WORK INSTRUCTIONS
Line by line, repeat the data below exactly, beginning at the first line and ending at the line with "return CX + A * u / s, CY - B * v / s". Omit pictures.
═════ RECORDS ═════
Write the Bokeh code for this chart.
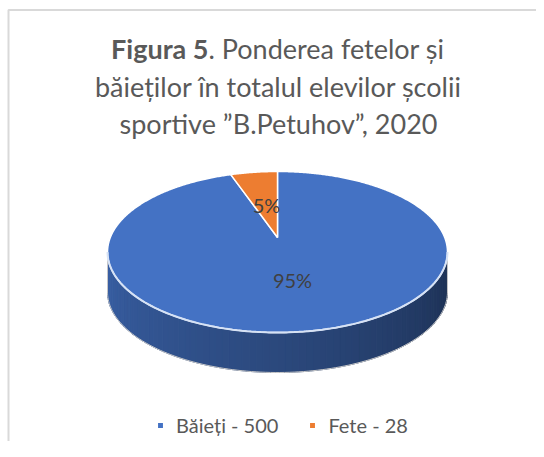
import numpy as np
from bokeh.plotting import figure
from bokeh.models import Range1d, Legend, LegendItem, ColumnDataSource
from bokeh.core.properties import value
from bokeh.embed import file_html
from bokeh.resources import INLINE

# ---------------- data ----------------
categories = ["Băieți", "Fete"]
counts = [500, 28]
colors = ["#4472C4", "#ED7D31"]
title_bold = "Figura 5"
title_line1_rest = ". Ponderea fetelor și"
title_lines = ["băieților în totalul elevilor școlii",
               "sportive ”B.Petuhov”, 2020"]

# ---------------- style / geometry ----------------
W, H = 536, 441
FONT = "Lato"
TITLE_SIZE = "27px"
CX, CY = 277.0, 237.0        # pie centre (px)
A, B, K = 167.2, 77.9, 0.18  # perspective ellipse params
DEPTH = 40.0
TITLE_X = 278
TITLE_Y = [48, 86, 123]
SPLIT_X = 208
LABEL_POS = [(292, 279), (266, 204)]

total = float(sum(counts))
fracs = [c / total for c in counts]
pct_labels = [f"{round(f * 100)}%" for f in fracs]
edges = np.concatenate([[0.0], np.cumsum(fracs) * 360.0])


def proj(theta_deg, r=1.0):
    t = np.radians(theta_deg)
    u = r * np.sin(t)
    v = r * np.cos(t)
    s = 1.0 + K * v
    return CX + A * u / s, CY - B * v / s


def shade(hex_color, f):
    h = hex_color.lstrip("#")
    rgb = [int(h[i:i + 2], 16) for i in (0, 2, 4)]
    return "#%02x%02x%02x" % tuple(max(0, min(255, int(c * f))) for c in rgb)


p = figure(width=W, height=H, x_range=Range1d(0, W), y_range=Range1d(H, 0),
           output_backend="svg", toolbar_location=None,
           x_axis_type=None, y_axis_type=None, min_border=0)
p.outline_line_color = None
p.grid.visible = False
p.background_fill_color = "white"
p.border_fill_color = "white"

# frame border (top & left visible)
p.line(x=[8, 8, W], y=[H, 9.5, 9.5], line_color="#d9d9d9", line_width=2)

# ---------------- side wall (front half) ----------------
th_r = np.degrees(np.arccos(-K))
th_l = 360.0 - th_r
n_strips = 80
ths = np.linspace(th_r, th_l, n_strips + 1)
sx, sy, sc = [], [], []
for i in range(n_strips):
    a0, a1 = ths[i], ths[i + 1]
    mid = 0.5 * (a0 + a1)
    idx = int(np.searchsorted(edges, mid, side="right") - 1)
    idx = min(max(idx, 0), len(counts) - 1)
    t = (th_l - mid) / (th_l - th_r)  # 0 at left, 1 at right
    if t < 0.5:
        f = 0.84 - (0.84 - 0.64) * (t / 0.5)
    else:
        f = 0.64 - (0.64 - 0.42) * ((t - 0.5) / 0.5)
    arc = np.linspace(a0, a1, 4)
    x_top, y_top = proj(arc)
    xs = list(x_top) + list(x_top[::-1])
    ys = list(y_top) + list((y_top + DEPTH)[::-1])
    sx.append(xs)
    sy.append(ys)
    sc.append(shade(colors[idx], f))
p.patches(xs=sx, ys=sy, fill_color=sc, line_color=sc, line_width=1)

# bottom silhouette line
arc = np.linspace(th_r, th_l, 120)
bx, by = proj(arc)
p.line(x=bx, y=by + DEPTH, line_color="#c8c8c8", line_width=1)
p.line(x=[bx[0], bx[0]], y=[by[0], by[0] + DEPTH], line_color="#c8c8c8", line_width=1)
p.line(x=[bx[-1], bx[-1]], y=[by[-1], by[-1] + DEPTH], line_color="#c8c8c8", line_width=1)

# ---------------- top surface ----------------
tx, ty = [], []
for i in range(len(counts)):
    n = max(int((edges[i + 1] - edges[i]) * 2), 8)
    arc = np.linspace(edges[i], edges[i + 1], n)
    x, y = proj(arc)
    tx.append([CX] + list(x))
    ty.append([CY] + list(y))
src = ColumnDataSource(dict(xs=tx, ys=ty, color=colors, label=categories))
top = p.patches(xs="xs", ys="ys", fill_color="color", line_color="white",
                line_width=1.5, source=src)

# light rim on front edge
fx, fy = proj(np.linspace(th_r, th_l, 120))
p.line(x=fx, y=fy, line_color="#d6e2f5", line_width=2)

# ---------------- data labels ----------------
p.text(x=[q[0] for q in LABEL_POS], y=[q[1] for q in LABEL_POS], text=pct_labels,
       text_font=value(FONT), text_font_size="20px", text_color="#404040",
       text_align="center", text_baseline="middle")

# ---------------- title ----------------
p.text(x=[SPLIT_X], y=[TITLE_Y[0]], text=[title_bold], text_font=value(FONT),
       text_font_style="bold", text_font_size=TITLE_SIZE, text_color="#595959",
       text_align="right", text_baseline="middle")
p.text(x=[SPLIT_X], y=[TITLE_Y[0]], text=[title_line1_rest], text_font=value(FONT),
       text_font_size=TITLE_SIZE, text_color="#595959",
       text_align="left", text_baseline="middle")
p.text(x=[TITLE_X, TITLE_X], y=TITLE_Y[1:], text=title_lines, text_font=value(FONT),
       text_font_size=TITLE_SIZE, text_color="#595959",
       text_align="center", text_baseline="middle")

# ---------------- legend ----------------
items = [LegendItem(label=f"{c} - {n}", renderers=[top], index=i)
         for i, (c, n) in enumerate(zip(categories, counts))]
legend = Legend(items=items, orientation="horizontal", location=(156, 4),
                label_text_font=FONT, label_text_font_size="20px",
                label_text_color="#595959", glyph_width=8, glyph_height=8,
                label_standoff=12, spacing=30, padding=0, margin=0,
                border_line_color=None, background_fill_alpha=0)
p.add_layout(legend, "center")

open("out.html", "w").write(file_html(p, INLINE))
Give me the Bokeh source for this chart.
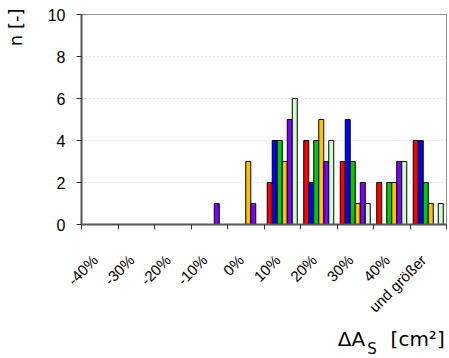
import math
from bokeh.plotting import figure
from bokeh.models import ColumnDataSource, Range1d, FixedTicker, Title, LinearAxis
from bokeh.transform import dodge
from bokeh.embed import file_html
from bokeh.resources import INLINE

# ---- data ----
categories = ["-40%", "-30%", "-20%", "-10%", "0%", "10%", "20%", "30%", "40%", "und größer"]
red_vals = [0, 0, 0, 0, 0, 2, 4, 3, 2, 4]
blue_vals = [0, 0, 0, 0, 0, 4, 2, 5, 0, 4]
green_vals = [0, 0, 0, 0, 0, 4, 4, 3, 2, 2]
yellow_vals = [0, 0, 0, 0, 3, 3, 5, 1, 2, 1]
purple_vals = [0, 0, 0, 1, 1, 5, 3, 2, 3, 0]
lightgreen_vals = [0, 0, 0, 0, 0, 6, 4, 1, 3, 1]
y_ticks = [0, 2, 4, 6, 8, 10]

series = [
    (red_vals, "#FF0000"),
    (blue_vals, "#0000FF"),
    (green_vals, "#00CC00"),
    (yellow_vals, "#FFC000"),
    (purple_vals, "#8000FF"),
    (lightgreen_vals, "#CCFFCC"),
]

n_cat = len(categories)
bar_w = 0.137

p = figure(width=449, height=358, output_backend="svg", toolbar_location=None,
           x_range=Range1d(0, n_cat), y_range=Range1d(0, 10),
           min_border_left=81, min_border_right=3, min_border_top=14, min_border_bottom=134)
p.background_fill_color = "white"
p.border_fill_color = "white"
p.outline_line_color = "#8c9696"
p.outline_line_width = 1

for k, (vals, col) in enumerate(series):
    xs = [i + 0.5 for i, v in enumerate(vals) if v > 0]
    tops = [v for v in vals if v > 0]
    src = ColumnDataSource(dict(x=xs, top=tops))
    off = (k - (len(series) - 1) / 2) * bar_w
    p.vbar(x=dodge("x", off), top="top", bottom=0, width=bar_w, source=src,
           fill_color=col, line_color="black", line_width=1)

# x axis: labels near category centres, ticks at boundaries (minor ticks)
label_pos = [i + 0.37 for i in range(n_cat)]
p.xaxis.ticker = FixedTicker(ticks=label_pos, minor_ticks=list(range(n_cat + 1)))
p.xaxis.major_label_overrides = {lp: c for lp, c in zip(label_pos, categories)}
p.xaxis.major_label_orientation = math.pi / 4
p.xaxis.major_tick_out = 0
p.xaxis.major_tick_in = 0
p.xaxis.minor_tick_out = 5
p.xaxis.minor_tick_in = 0
p.xaxis.minor_tick_line_color = "#333333"
p.xaxis.major_label_standoff = 28
p.xaxis.major_label_text_font = "Liberation Sans"
p.xaxis.major_label_text_font_size = "15px"
p.xaxis.major_label_text_color = "black"
p.xaxis.axis_line_color = "#555555"
p.xaxis.axis_line_width = 2

# y axis
p.yaxis.ticker = FixedTicker(ticks=y_ticks)
p.yaxis.major_tick_out = 5
p.yaxis.major_tick_in = 0
p.yaxis.major_tick_line_color = "#333333"
p.yaxis.minor_tick_out = 0
p.yaxis.minor_tick_in = 0
p.yaxis.major_label_standoff = 11
p.yaxis.major_label_text_font = "Liberation Sans"
p.yaxis.major_label_text_font_size = "16px"
p.yaxis.major_label_text_color = "black"
p.yaxis.axis_line_color = "#555555"
p.yaxis.axis_line_width = 2

# y-axis title placed near the top (as the single label of an outer left axis)
y_title_pos = 9.39
y_title_axis = LinearAxis(ticker=FixedTicker(ticks=[y_title_pos]),
                          major_label_overrides={y_title_pos: "n [-]"},
                          major_label_orientation="vertical",
                          major_label_standoff=18,
                          major_label_text_font="DejaVu Sans",
                          major_label_text_font_size="18px",
                          major_label_text_color="black",
                          axis_line_color=None, major_tick_line_color=None,
                          minor_tick_line_color=None,
                          major_tick_out=0, major_tick_in=0,
                          minor_tick_out=0, minor_tick_in=0)
p.add_layout(y_title_axis, "left")

p.xgrid.grid_line_color = None
p.ygrid.grid_line_color = "#c8c8c8"
p.ygrid.grid_line_dash = "1 3"

# x-axis title (side-panel titles so they are not clipped)
p.add_layout(Title(text="ΔA\u00a0\u00a0\u00a0\u00a0[cm²]", align="left", offset=256.3, standoff=0,
                   text_font="DejaVu Sans", text_font_size="20px", text_font_style="normal",
                   text_color="black"), "below")
p.add_layout(Title(text="S", align="left", vertical_align="top", offset=285.7, standoff=-21,
                   text_font="DejaVu Sans", text_font_size="15px", text_font_style="normal",
                   text_color="black"), "below")

open("out.html", "w").write(file_html(p, INLINE))
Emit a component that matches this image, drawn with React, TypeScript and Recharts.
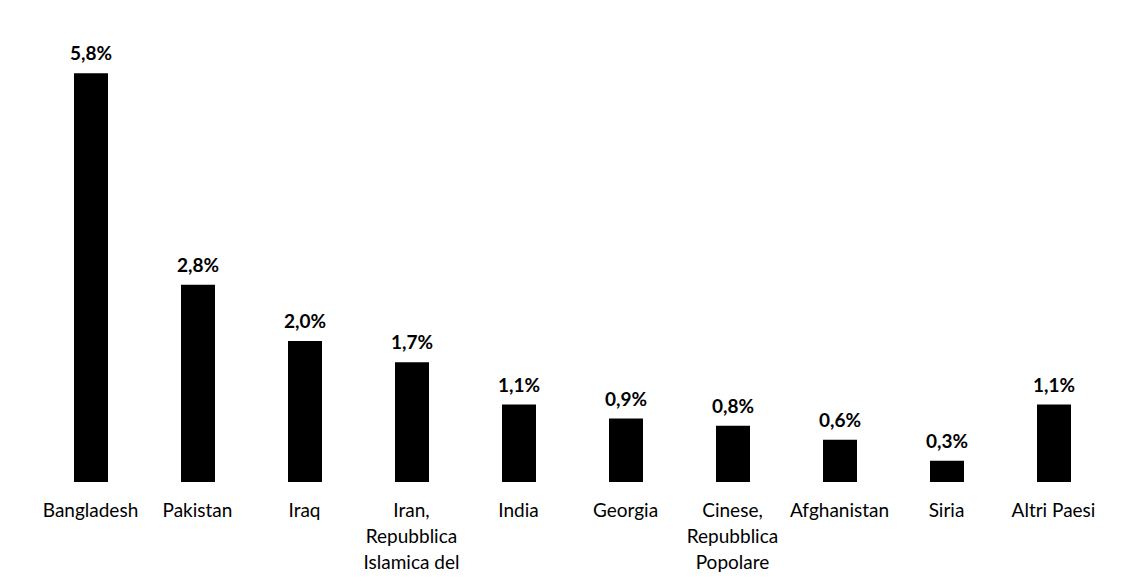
═════
SOLUTION TO THIS PROBLEM
Write the Bokeh code for this chart.
import numpy as np
from bokeh.plotting import figure
from bokeh.models import Range1d, Legend, LegendItem, ColumnDataSource
from bokeh.core.properties import value
from bokeh.embed import file_html
from bokeh.resources import INLINE

# ---------------- data ----------------
categories = ["Băieți", "Fete"]
counts = [500, 28]
colors = ["#4472C4", "#ED7D31"]
title_bold = "Figura 5"
title_line1_rest = ". Ponderea fetelor și"
title_lines = ["băieților în totalul elevilor școlii",
               "sportive ”B.Petuhov”, 2020"]

# ---------------- style / geometry ----------------
W, H = 536, 441
FONT = "Lato"
TITLE_SIZE = "27px"
CX, CY = 277.0, 237.0        # pie centre (px)
A, B, K = 167.2, 77.9, 0.18  # perspective ellipse params
DEPTH = 40.0
TITLE_X = 278
TITLE_Y = [48, 86, 123]
SPLIT_X = 208
LABEL_POS = [(292, 279), (266, 204)]

total = float(sum(counts))
fracs = [c / total for c in counts]
pct_labels = [f"{round(f * 100)}%" for f in fracs]
edges = np.concatenate([[0.0], np.cumsum(fracs) * 360.0])


def proj(theta_deg, r=1.0):
    t = np.radians(theta_deg)
    u = r * np.sin(t)
    v = r * np.cos(t)
    s = 1.0 + K * v
    return CX + A * u / s, CY - B * v / s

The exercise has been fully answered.